Dalam konteks kini, penulis jasa memasuki ranah media digital dengan bekerja sebagai blogger, copy writer, ataupun publicist. Penulis jasa juga berkembang sebagai business owner dengan mendirikan usaha bernama jasa penerbitan (publishing service) dan perajin buku (book packager).
Terkait dengan konsentrasi jenis karya atau genre, ada penulis yang bersifat generalis yaitu mereka yang mampu menulis dalam beragam genre (fiksi, nonfiksi, dan faksi) serta ada penulis yang memilih jalur spesialis genre atau spesialis ranah.

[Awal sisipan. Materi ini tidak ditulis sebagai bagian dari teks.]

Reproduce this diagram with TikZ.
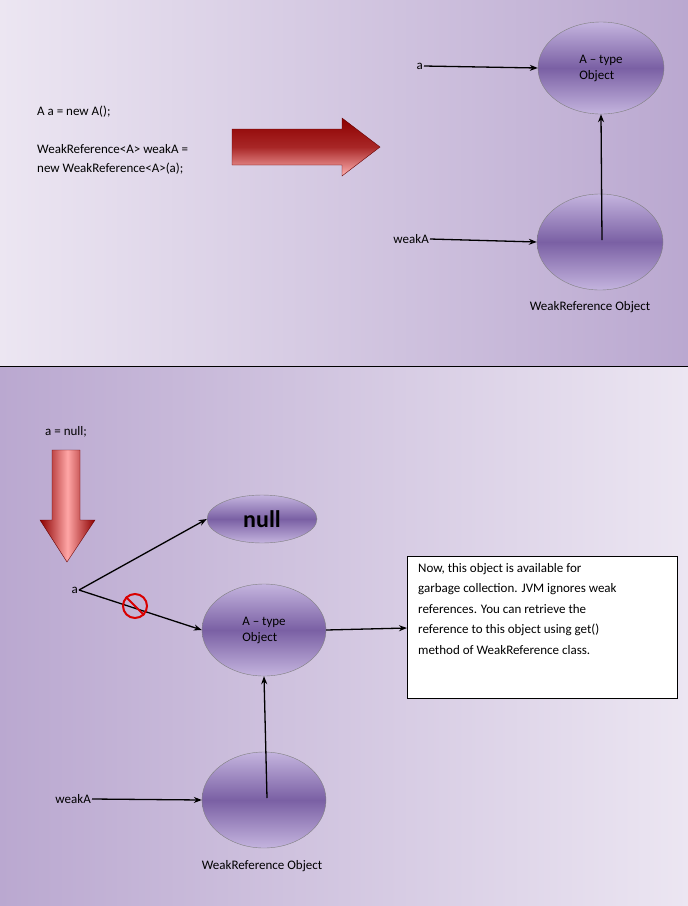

Jenis | Ranah | Contoh Laras |
Fiksi | Sastra | prosa: cerpen, drama, novel
puisi: pantun, karmina, syair, gurindam, haiku, dsb. |
Nonfiksi | Akademik | skripsi, tesis, disertasi, artikel ilmiah, makalah, prosiding, bunga rampai, laporan penelitian, dsb. |
Jurnalistik | berita, feature, artikel, esai, tajuk rencana, resensi, surat pembaca, dsb. | |
Bisnis | laporan, presentasi, business plan, marketing plan, notula, surat, dsb. | |
Humas | siaran pers, advertorial, surat pembaca, prospektus, dsb. | |
Faksi | Kisah | biografi, autobiografi, memoar |
sejarah daerah, sejarah kota, sejarah penemuan, dsb. | ||
Catatan | karangan khas (feature), catatan perjalanan, profil tokoh |
Dengan keluasan peta berkarya ini maka penulis menjadi profesi yang sangat generik untuk berbagai bidang dan mewarnai berbagai institusi/lembaga di Indonesia.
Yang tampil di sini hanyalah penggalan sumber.